Total global warming is predicated on total CO2 emissions, which is the bottom line that is most significant. Yes, the US has higher per-capita emissions, and absolutely should reduce those. However US emissions have been flat or declining for decades now (since the 1970s or 1980s depending on how you look at it), whilst China's emissions, both total and per capita, have exploded in the past four decades as that country has industrialised and emerged as a mid-income nation.

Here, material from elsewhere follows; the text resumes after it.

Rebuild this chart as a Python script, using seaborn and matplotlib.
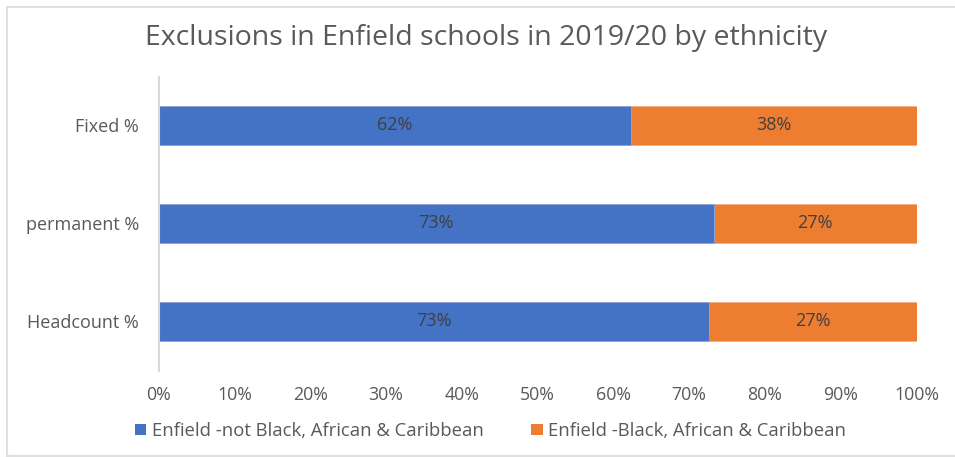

These facts re-hash arguments about planetary limits which have been ongoing since the 1970s if not before, and pit past growth, consumption, and pollution amongst western nations (the US, Europe, Canada, Japan, and Australia, largely), with the hopes for economic growth, still strongly coupled to consumption and emissions, of the rest of the world, quite notably China and India, but also Africa's future billion or so in coming decades. It's notable that despite the Industrial Revolution and carbon age being roughly 250 years old, half of all emissions date from the 1970s, a time at which Western emissions were slowing heavily following the 1970s oil shocks.

It's not a case of either/or but both, the reality is complex, and simple, and most especially nationalistic simplifications, finger-pointing, or whataboutisms really don't advance the discussion.

<https://ourworldindata.org/co2-emissions>


Agreed. My comment was a response to somebody who basically said "why should the US do anything when China is worse." Others attacked the (bad) argument, I attacked the (bad) assumption.